| Task to complete |
Check every line of the data below for the string "size", and copy the ones that hold it.

| Given data |
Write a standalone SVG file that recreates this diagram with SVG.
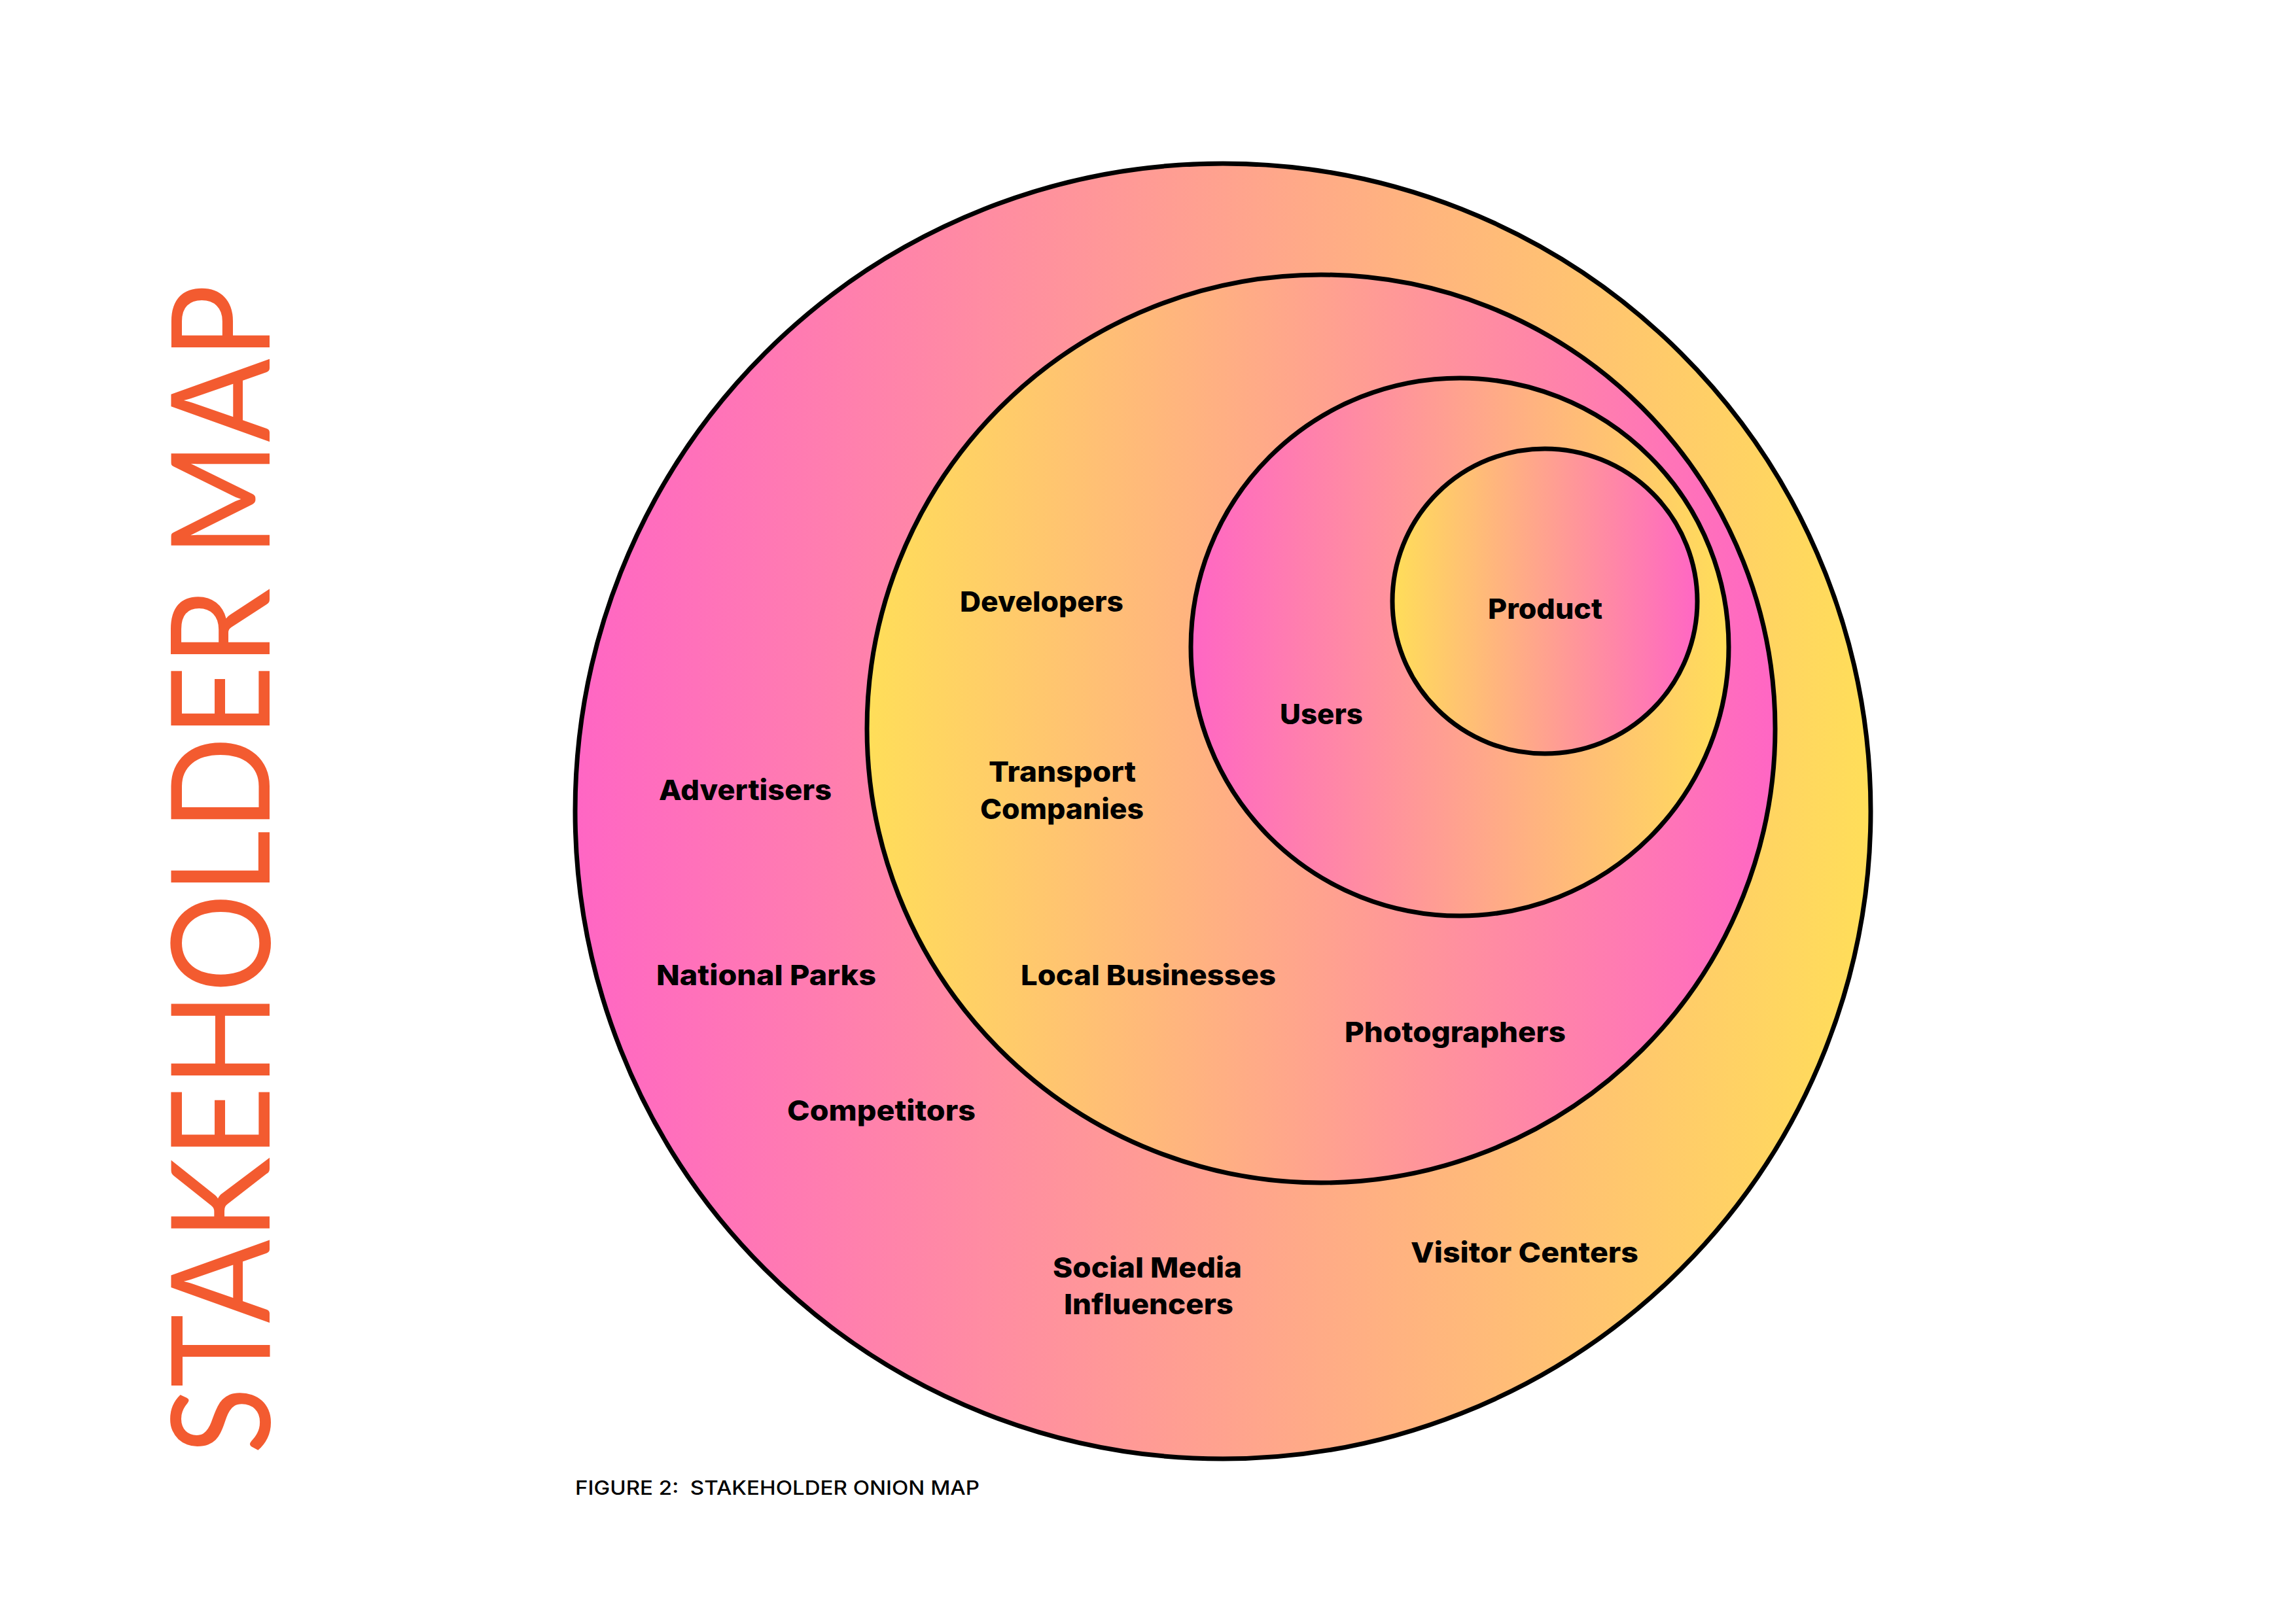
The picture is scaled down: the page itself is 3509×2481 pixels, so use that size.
<svg xmlns="http://www.w3.org/2000/svg" width="3509" height="2481" viewBox="0 0 3509 2481">
  <defs>
    <linearGradient id="pinkToYellow" x1="0" y1="0" x2="1" y2="0">
      <stop offset="0" stop-color="#FF66C4"/>
      <stop offset="1" stop-color="#FFDE59"/>
    </linearGradient>
    <linearGradient id="yellowToPink" x1="0" y1="0" x2="1" y2="0">
      <stop offset="0" stop-color="#FFDE59"/>
      <stop offset="1" stop-color="#FF66C4"/>
    </linearGradient>
    <style>
      .ring { stroke: #000000; stroke-width: 7; }
      .label { font-family: Inter, "Liberation Sans", Arial, sans-serif; font-weight: 800; font-size: 43px; fill: #000000; }
      .title { font-family: Lato, "Liberation Sans", Arial, sans-serif; font-weight: 400; font-size: 209px; fill: #F35B30; }
      .caption { font-family: Inter, "Liberation Sans", Arial, sans-serif; font-weight: 500; font-size: 30px; fill: #000000; }
    </style>
  </defs>
  <rect x="0" y="0" width="3509" height="2481" fill="#FFFFFF"/>

  <g id="title">
    <text class="title" transform="translate(412,2223) rotate(-90)" x="0" y="0" textLength="1788" lengthAdjust="spacingAndGlyphs">STAKEHOLDER MAP</text>
  </g>

  <g id="ring-outer">
    <circle class="ring" cx="1869" cy="1240" r="990" fill="url(#pinkToYellow)"/>
    <text class="label" x="1007" y="1223" textLength="264" lengthAdjust="spacingAndGlyphs">Advertisers</text>
    <text class="label" x="1003" y="1506" textLength="336" lengthAdjust="spacingAndGlyphs">National Parks</text>
    <text class="label" x="1203" y="1713" textLength="288" lengthAdjust="spacingAndGlyphs">Competitors</text>
    <text class="label" x="1609" y="1953" textLength="289" lengthAdjust="spacingAndGlyphs">Social Media</text>
    <text class="label" x="1626" y="2009" textLength="259" lengthAdjust="spacingAndGlyphs">Influencers</text>
    <text class="label" x="2156" y="1930" textLength="348" lengthAdjust="spacingAndGlyphs">Visitor Centers</text>
  </g>

  <g id="ring-second">
    <circle class="ring" cx="2019" cy="1114" r="694" fill="url(#yellowToPink)"/>
    <text class="label" x="1467" y="935" textLength="250" lengthAdjust="spacingAndGlyphs">Developers</text>
    <text class="label" x="1511" y="1195" textLength="225" lengthAdjust="spacingAndGlyphs">Transport</text>
    <text class="label" x="1498" y="1252" textLength="250" lengthAdjust="spacingAndGlyphs">Companies</text>
    <text class="label" x="1560" y="1506" textLength="390" lengthAdjust="spacingAndGlyphs">Local Businesses</text>
    <text class="label" x="2055" y="1593" textLength="338" lengthAdjust="spacingAndGlyphs">Photographers</text>
  </g>

  <g id="ring-users">
    <circle class="ring" cx="2231" cy="989" r="411" fill="url(#pinkToYellow)"/>
    <text class="label" x="1956" y="1107" textLength="127" lengthAdjust="spacingAndGlyphs">Users</text>
  </g>

  <g id="ring-product">
    <circle class="ring" cx="2361" cy="919" r="233" fill="url(#yellowToPink)"/>
    <text class="label" x="2274" y="946" textLength="175" lengthAdjust="spacingAndGlyphs">Product</text>
  </g>

  <g id="connectors"></g>

  <g id="caption">
    <text class="caption" x="879" y="2285" xml:space="preserve" textLength="618" lengthAdjust="spacingAndGlyphs">FIGURE 2:  STAKEHOLDER ONION MAP</text>
  </g>
</svg>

| Complete response |
The picture is scaled down: the page itself is 3509×2481 pixels, so use that size.
      .label { font-family: Inter, "Liberation Sans", Arial, sans-serif; font-weight: 800; font-size: 43px; fill: #000000; }
      .title { font-family: Lato, "Liberation Sans", Arial, sans-serif; font-weight: 400; font-size: 209px; fill: #F35B30; }
      .caption { font-family: Inter, "Liberation Sans", Arial, sans-serif; font-weight: 500; font-size: 30px; fill: #000000; }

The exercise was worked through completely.